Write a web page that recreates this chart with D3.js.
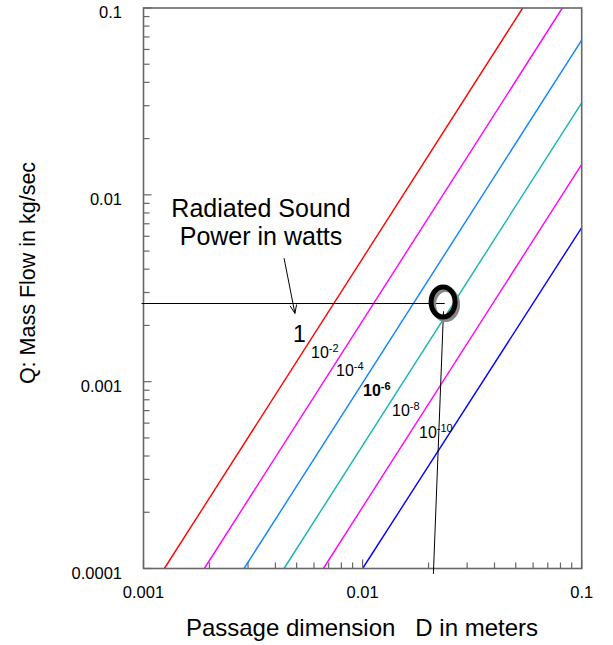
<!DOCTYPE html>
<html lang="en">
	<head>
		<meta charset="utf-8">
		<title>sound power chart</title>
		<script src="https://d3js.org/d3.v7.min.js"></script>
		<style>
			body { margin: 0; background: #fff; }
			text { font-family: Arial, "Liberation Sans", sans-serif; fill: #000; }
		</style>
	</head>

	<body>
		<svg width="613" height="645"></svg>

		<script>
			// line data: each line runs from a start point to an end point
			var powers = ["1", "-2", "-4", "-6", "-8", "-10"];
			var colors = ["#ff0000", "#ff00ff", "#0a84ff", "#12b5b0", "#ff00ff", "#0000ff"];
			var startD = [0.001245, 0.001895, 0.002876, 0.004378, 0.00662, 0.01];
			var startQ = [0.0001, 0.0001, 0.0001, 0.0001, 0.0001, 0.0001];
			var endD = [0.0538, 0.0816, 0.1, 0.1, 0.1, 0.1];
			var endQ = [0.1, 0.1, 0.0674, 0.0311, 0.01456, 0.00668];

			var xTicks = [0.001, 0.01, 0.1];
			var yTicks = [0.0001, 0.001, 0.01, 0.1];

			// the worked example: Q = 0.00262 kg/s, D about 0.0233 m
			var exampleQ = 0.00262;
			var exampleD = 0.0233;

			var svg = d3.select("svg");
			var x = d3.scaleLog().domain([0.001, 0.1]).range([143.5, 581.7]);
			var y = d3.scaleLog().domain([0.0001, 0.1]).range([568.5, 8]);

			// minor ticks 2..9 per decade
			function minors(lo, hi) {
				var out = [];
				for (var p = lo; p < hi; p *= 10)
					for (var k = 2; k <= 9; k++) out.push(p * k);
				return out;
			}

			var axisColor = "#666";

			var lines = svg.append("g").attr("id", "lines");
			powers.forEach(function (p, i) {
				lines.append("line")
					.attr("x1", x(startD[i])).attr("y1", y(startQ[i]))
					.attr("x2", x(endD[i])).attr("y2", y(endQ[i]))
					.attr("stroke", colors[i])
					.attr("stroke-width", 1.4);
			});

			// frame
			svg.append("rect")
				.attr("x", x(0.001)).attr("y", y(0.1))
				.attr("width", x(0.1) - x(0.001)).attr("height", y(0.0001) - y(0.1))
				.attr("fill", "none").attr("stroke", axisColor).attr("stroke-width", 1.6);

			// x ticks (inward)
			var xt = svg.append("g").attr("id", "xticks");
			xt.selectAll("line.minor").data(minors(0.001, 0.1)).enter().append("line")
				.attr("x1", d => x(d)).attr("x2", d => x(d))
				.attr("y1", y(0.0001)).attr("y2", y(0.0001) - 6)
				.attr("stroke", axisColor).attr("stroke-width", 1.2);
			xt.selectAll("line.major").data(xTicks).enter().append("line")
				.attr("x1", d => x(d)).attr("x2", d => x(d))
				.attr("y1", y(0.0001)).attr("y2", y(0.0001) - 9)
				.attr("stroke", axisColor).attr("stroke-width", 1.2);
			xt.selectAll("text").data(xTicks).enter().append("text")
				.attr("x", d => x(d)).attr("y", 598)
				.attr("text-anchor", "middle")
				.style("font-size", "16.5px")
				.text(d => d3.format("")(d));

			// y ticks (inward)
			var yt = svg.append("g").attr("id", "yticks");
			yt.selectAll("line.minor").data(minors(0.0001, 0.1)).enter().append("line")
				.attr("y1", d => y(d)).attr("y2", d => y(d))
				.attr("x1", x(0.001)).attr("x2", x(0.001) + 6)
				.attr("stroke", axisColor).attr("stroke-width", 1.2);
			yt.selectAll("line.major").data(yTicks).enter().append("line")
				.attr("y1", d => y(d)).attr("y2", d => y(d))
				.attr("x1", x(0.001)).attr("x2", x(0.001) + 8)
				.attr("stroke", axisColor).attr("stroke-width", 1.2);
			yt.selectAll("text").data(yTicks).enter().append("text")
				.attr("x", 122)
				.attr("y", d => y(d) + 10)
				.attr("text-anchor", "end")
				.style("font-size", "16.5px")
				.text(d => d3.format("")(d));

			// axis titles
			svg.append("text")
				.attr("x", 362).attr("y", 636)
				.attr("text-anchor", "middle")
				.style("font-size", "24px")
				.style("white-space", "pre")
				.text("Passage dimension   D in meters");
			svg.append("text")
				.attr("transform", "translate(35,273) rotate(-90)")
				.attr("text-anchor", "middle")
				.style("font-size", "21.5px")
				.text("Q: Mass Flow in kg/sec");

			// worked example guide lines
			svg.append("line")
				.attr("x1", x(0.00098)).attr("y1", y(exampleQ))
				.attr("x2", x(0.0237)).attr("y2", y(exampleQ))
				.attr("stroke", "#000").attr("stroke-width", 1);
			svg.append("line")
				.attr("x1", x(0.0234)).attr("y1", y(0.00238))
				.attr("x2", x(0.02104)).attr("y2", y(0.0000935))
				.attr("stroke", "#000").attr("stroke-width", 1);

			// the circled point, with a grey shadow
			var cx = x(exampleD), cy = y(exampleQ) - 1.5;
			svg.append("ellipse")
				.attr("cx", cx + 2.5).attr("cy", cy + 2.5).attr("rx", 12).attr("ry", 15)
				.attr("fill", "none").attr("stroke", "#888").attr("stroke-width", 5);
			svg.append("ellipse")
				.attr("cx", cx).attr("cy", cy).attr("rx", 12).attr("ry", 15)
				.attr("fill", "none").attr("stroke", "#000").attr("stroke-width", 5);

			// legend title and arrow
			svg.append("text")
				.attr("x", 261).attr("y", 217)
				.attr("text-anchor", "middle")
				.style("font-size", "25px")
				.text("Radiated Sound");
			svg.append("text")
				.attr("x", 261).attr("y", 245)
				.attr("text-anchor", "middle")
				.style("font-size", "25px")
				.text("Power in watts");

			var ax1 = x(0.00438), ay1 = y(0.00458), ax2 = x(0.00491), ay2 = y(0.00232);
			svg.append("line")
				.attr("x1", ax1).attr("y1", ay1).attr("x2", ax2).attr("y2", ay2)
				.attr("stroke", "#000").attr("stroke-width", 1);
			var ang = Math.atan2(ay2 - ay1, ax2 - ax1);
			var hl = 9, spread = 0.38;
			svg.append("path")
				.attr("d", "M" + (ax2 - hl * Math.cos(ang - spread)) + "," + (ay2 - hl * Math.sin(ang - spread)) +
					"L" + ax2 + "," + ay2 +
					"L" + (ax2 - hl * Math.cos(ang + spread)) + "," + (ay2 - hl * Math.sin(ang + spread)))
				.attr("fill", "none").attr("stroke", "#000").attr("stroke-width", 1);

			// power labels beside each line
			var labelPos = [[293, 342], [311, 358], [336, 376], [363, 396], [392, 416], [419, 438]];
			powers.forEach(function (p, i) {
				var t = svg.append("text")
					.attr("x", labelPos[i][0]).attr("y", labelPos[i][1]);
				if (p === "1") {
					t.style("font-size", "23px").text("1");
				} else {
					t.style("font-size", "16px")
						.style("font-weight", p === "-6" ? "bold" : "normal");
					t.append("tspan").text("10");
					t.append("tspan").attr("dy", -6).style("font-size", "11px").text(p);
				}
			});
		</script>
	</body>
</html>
# # # # #
• **Written problem**:
Reproduce every line precisely as given, omitting all pictures.

• **Answer for this exercise**:
Write a web page that recreates this chart with D3.js.
<!DOCTYPE html>
<html lang="en">
	<head>
		<meta charset="utf-8">
		<title>sound power chart</title>
		<script src="https://d3js.org/d3.v7.min.js"></script>
		<style>
			body { margin: 0; background: #fff; }
			text { font-family: Arial, "Liberation Sans", sans-serif; fill: #000; }
		</style>
	</head>

	<body>
		<svg width="613" height="645"></svg>

		<script>
			// line data: each line runs from a start point to an end point
			var powers = ["1", "-2", "-4", "-6", "-8", "-10"];
			var colors = ["#ff0000", "#ff00ff", "#0a84ff", "#12b5b0", "#ff00ff", "#0000ff"];
			var startD = [0.001245, 0.001895, 0.002876, 0.004378, 0.00662, 0.01];
			var startQ = [0.0001, 0.0001, 0.0001, 0.0001, 0.0001, 0.0001];
			var endD = [0.0538, 0.0816, 0.1, 0.1, 0.1, 0.1];
			var endQ = [0.1, 0.1, 0.0674, 0.0311, 0.01456, 0.00668];

			var xTicks = [0.001, 0.01, 0.1];
			var yTicks = [0.0001, 0.001, 0.01, 0.1];

			// the worked example: Q = 0.00262 kg/s, D about 0.0233 m
			var exampleQ = 0.00262;
			var exampleD = 0.0233;

			var svg = d3.select("svg");
			var x = d3.scaleLog().domain([0.001, 0.1]).range([143.5, 581.7]);
			var y = d3.scaleLog().domain([0.0001, 0.1]).range([568.5, 8]);

			// minor ticks 2..9 per decade
			function minors(lo, hi) {
				var out = [];
				for (var p = lo; p < hi; p *= 10)
					for (var k = 2; k <= 9; k++) out.push(p * k);
				return out;
			}

			var axisColor = "#666";

			var lines = svg.append("g").attr("id", "lines");
			powers.forEach(function (p, i) {
				lines.append("line")
					.attr("x1", x(startD[i])).attr("y1", y(startQ[i]))
					.attr("x2", x(endD[i])).attr("y2", y(endQ[i]))
					.attr("stroke", colors[i])
					.attr("stroke-width", 1.4);
			});

			// frame
			svg.append("rect")
				.attr("x", x(0.001)).attr("y", y(0.1))
				.attr("width", x(0.1) - x(0.001)).attr("height", y(0.0001) - y(0.1))
				.attr("fill", "none").attr("stroke", axisColor).attr("stroke-width", 1.6);

			// x ticks (inward)
			var xt = svg.append("g").attr("id", "xticks");
			xt.selectAll("line.minor").data(minors(0.001, 0.1)).enter().append("line")
				.attr("x1", d => x(d)).attr("x2", d => x(d))
				.attr("y1", y(0.0001)).attr("y2", y(0.0001) - 6)
				.attr("stroke", axisColor).attr("stroke-width", 1.2);
			xt.selectAll("line.major").data(xTicks).enter().append("line")
				.attr("x1", d => x(d)).attr("x2", d => x(d))
				.attr("y1", y(0.0001)).attr("y2", y(0.0001) - 9)
				.attr("stroke", axisColor).attr("stroke-width", 1.2);
			xt.selectAll("text").data(xTicks).enter().append("text")
				.attr("x", d => x(d)).attr("y", 598)
				.attr("text-anchor", "middle")
				.style("font-size", "16.5px")
				.text(d => d3.format("")(d));

			// y ticks (inward)
			var yt = svg.append("g").attr("id", "yticks");
			yt.selectAll("line.minor").data(minors(0.0001, 0.1)).enter().append("line")
				.attr("y1", d => y(d)).attr("y2", d => y(d))
				.attr("x1", x(0.001)).attr("x2", x(0.001) + 6)
				.attr("stroke", axisColor).attr("stroke-width", 1.2);
			yt.selectAll("line.major").data(yTicks).enter().append("line")
				.attr("y1", d => y(d)).attr("y2", d => y(d))
				.attr("x1", x(0.001)).attr("x2", x(0.001) + 8)
				.attr("stroke", axisColor).attr("stroke-width", 1.2);
			yt.selectAll("text").data(yTicks).enter().append("text")
				.attr("x", 122)
				.attr("y", d => y(d) + 10)
				.attr("text-anchor", "end")
				.style("font-size", "16.5px")
				.text(d => d3.format("")(d));

			// axis titles
			svg.append("text")
				.attr("x", 362).attr("y", 636)
				.attr("text-anchor", "middle")
				.style("font-size", "24px")
				.style("white-space", "pre")
				.text("Passage dimension   D in meters");
			svg.append("text")
				.attr("transform", "translate(35,273) rotate(-90)")
				.attr("text-anchor", "middle")
				.style("font-size", "21.5px")
				.text("Q: Mass Flow in kg/sec");

			// worked example guide lines
			svg.append("line")
				.attr("x1", x(0.00098)).attr("y1", y(exampleQ))
				.attr("x2", x(0.0237)).attr("y2", y(exampleQ))
				.attr("stroke", "#000").attr("stroke-width", 1);
			svg.append("line")
				.attr("x1", x(0.0234)).attr("y1", y(0.00238))
				.attr("x2", x(0.02104)).attr("y2", y(0.0000935))
				.attr("stroke", "#000").attr("stroke-width", 1);

			// the circled point, with a grey shadow
			var cx = x(exampleD), cy = y(exampleQ) - 1.5;
			svg.append("ellipse")
				.attr("cx", cx + 2.5).attr("cy", cy + 2.5).attr("rx", 12).attr("ry", 15)
				.attr("fill", "none").attr("stroke", "#888").attr("stroke-width", 5);
			svg.append("ellipse")
				.attr("cx", cx).attr("cy", cy).attr("rx", 12).attr("ry", 15)
				.attr("fill", "none").attr("stroke", "#000").attr("stroke-width", 5);

			// legend title and arrow
			svg.append("text")
				.attr("x", 261).attr("y", 217)
				.attr("text-anchor", "middle")
				.style("font-size", "25px")
				.text("Radiated Sound");
			svg.append("text")
				.attr("x", 261).attr("y", 245)
				.attr("text-anchor", "middle")
				.style("font-size", "25px")
				.text("Power in watts");

			var ax1 = x(0.00438), ay1 = y(0.00458), ax2 = x(0.00491), ay2 = y(0.00232);
			svg.append("line")
				.attr("x1", ax1).attr("y1", ay1).attr("x2", ax2).attr("y2", ay2)
				.attr("stroke", "#000").attr("stroke-width", 1);
			var ang = Math.atan2(ay2 - ay1, ax2 - ax1);
			var hl = 9, spread = 0.38;
			svg.append("path")
				.attr("d", "M" + (ax2 - hl * Math.cos(ang - spread)) + "," + (ay2 - hl * Math.sin(ang - spread)) +
					"L" + ax2 + "," + ay2 +
					"L" + (ax2 - hl * Math.cos(ang + spread)) + "," + (ay2 - hl * Math.sin(ang + spread)))
				.attr("fill", "none").attr("stroke", "#000").attr("stroke-width", 1);

			// power labels beside each line
			var labelPos = [[293, 342], [311, 358], [336, 376], [363, 396], [392, 416], [419, 438]];
			powers.forEach(function (p, i) {
				var t = svg.append("text")
					.attr("x", labelPos[i][0]).attr("y", labelPos[i][1]);
				if (p === "1") {
					t.style("font-size", "23px").text("1");
				} else {
					t.style("font-size", "16px")
						.style("font-weight", p === "-6" ? "bold" : "normal");
					t.append("tspan").text("10");
					t.append("tspan").attr("dy", -6).style("font-size", "11px").text(p);
				}
			});
		</script>
	</body>
</html>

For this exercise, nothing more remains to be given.